While at Lohr, Runquist got introduced to the black grape petite sirah as it is grown in the Delta.

"That petite sirah just turned my head. It produces a wine with a lot of color and a lot of fruit, but without a lot of tannin," Runquist says.

Lohr was buying its Delta petite sirah from the father-and-son team of Dave and Ken Wilson.

Eager to get his own label going, Runquist sought to buy a couple of tons of the Wilson petite sirah, but the Wilsons wouldn't sell to him.

"Ken Wilson is an incredibly loyal guy. He had a field contract with Lohr, which meant that all the produce off the vineyard – 110 to 130 tons each harvest – went to Lohr. I just wanted 2 tons, but he couldn't do it."

Runquist began to look for other sources of Delta petite sirah, and with the harvest of 2000 started to buy grapes from Enver Salman. The petite sirah he made two years later with Salman fruit won the sweepstakes award at the State Fair in 2004.

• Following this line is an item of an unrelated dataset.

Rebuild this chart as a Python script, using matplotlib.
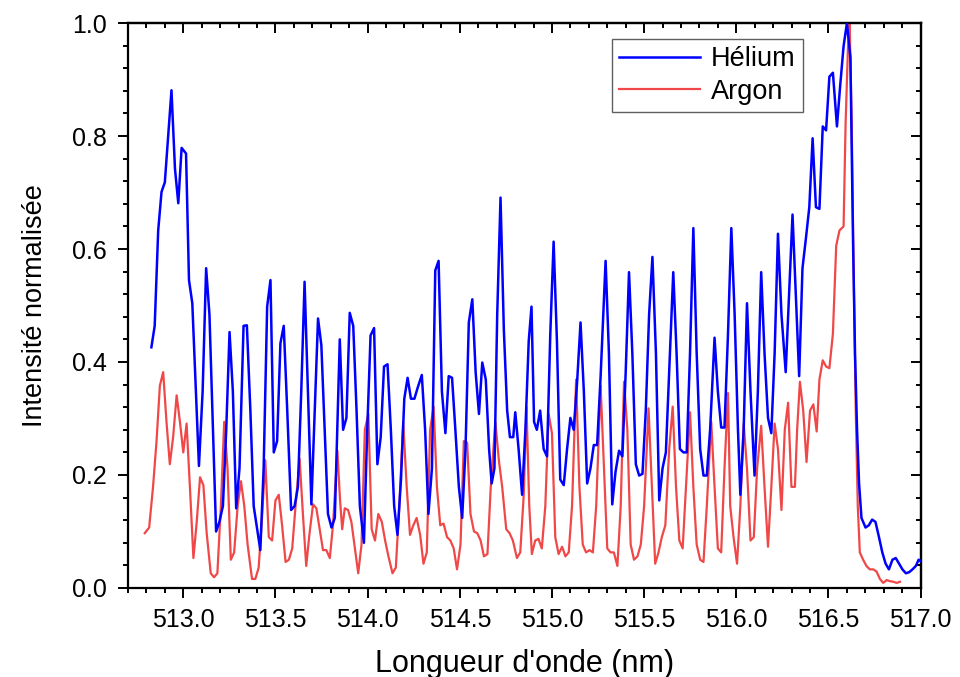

At this year's State Fair, in an unprecedented exhibit of winemaking acumen, Runquist made three of the 11 wines nominated for best-of-show red wine. (In selecting the candidates, judges don't know who made the wines.)

In addition to the barbera that won, judges nominated his 2007 petite sirah from the Salman vineyard and the McManis Family Vineyard 2007 California Petite Sirah.

Success at McManis, too

As if the demands of his own brand aren't enough, Runquist heads up winemaking for McManis Family Vineyards, where he will soon finish his 12th harvest. McManis is a large spread of massive fermentation tanks rising in tidy isolation from the flat Central Valley floor just outside of Ripon.

Here, Runquist oversees production of around 1.5 million cases of wine annually, including 300,000 cases of value-oriented everyday releases under the McManis brand and 7,500 cases under his own label.

Gradually, he'll shift production of his wines to his own place in the Shenandoah Valley, expand his portfolio, and likely leave McManis, where he's also racked up a series of impressive awards. For one, the 2007 petite sirah in the running for best of show at the California State Fair earlier had been declared reserve grand champion at the Houston Livestock Show & Rodeo, meaning it was second only to the sweepstakes winner out of 1,800 wines in the rodeo's commercial wine competition.